The basis of the salad bowl theory is the American Constitution. Everyone is entitled to the same constitutional protection and guarantees. In the past, minorities, women and lesbian, gay, bisexual or transgendered citizens were not afforded all of these guarantees and protections of the Constitution.

A lot has changed in the 30 years since I first came up with the salad bowl theory. As such, I think this issue needs further explanation.

“Melting pot” was a great theory used to describe the issue of immigration in 18th and 19th centuries. During that time, more than 18 million immigrants from Europe poured into America. European immigrants not only shared some common culture, they also shared common appearance. Because of this, melting pot made a lot of sense. Once immigrants accept the idea of democracy, liberty and civic responsibility, they were assimilated into this melting pot.

Generally, melting pot was used to describe the process of Americanization.

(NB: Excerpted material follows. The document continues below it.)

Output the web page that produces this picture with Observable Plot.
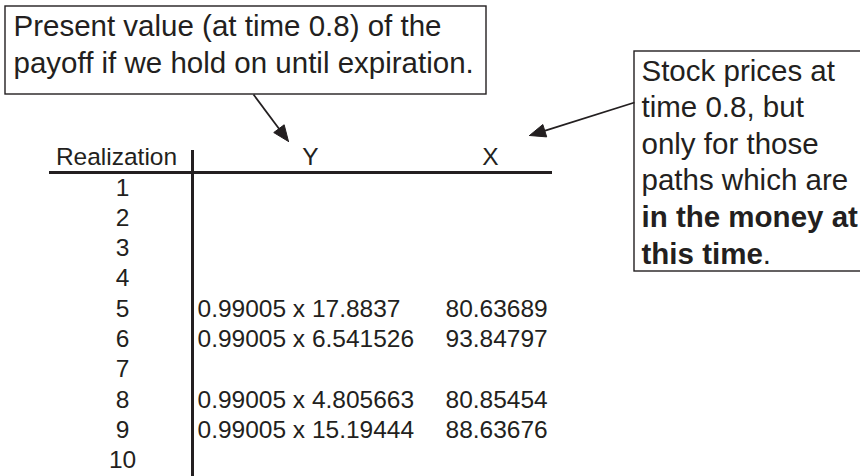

Most immigrants today are not from Europe but from Asia and Central and South America. These immigrants not only come from longstanding and unique cultures, but they are also racially and

ethnically different. Fear of strangers is part of nature and nothing new to this country. However, this fear has caused a huge backlash against many of these new immigrants.

Because of the changing climate and conditions of immigration today, the use of melting pot is no longer suitable. Immigrants no longer completely assimilate to American culture. They retain much of their homeland culture and language. While melting pot refers to assimilation, salad bowl suggests that being American does not require the abandonment your own culture.

Rather than assimilate, immigrants can integrate. You don’t have to eat a hot dog if you want an egg roll.

Now that we have the salad, what is the dressing? As a retired constitutional law professor, please let me remind you that under our constitution, all citizens (whether born in America or naturalized through the immigration process) are covered by the equal protection clause. In other words, to share the common spirit of our constitution including liberty, equality and rule of law, our Founding Fathers actually created the best salad dressing imaginable -– the American dressing.

The key is to spread the dressing evenly so all are covered without discrimination. When that happens, we will have a more perfect union.

I am always happy to hear from my former students, but even happier when they inspire me to write.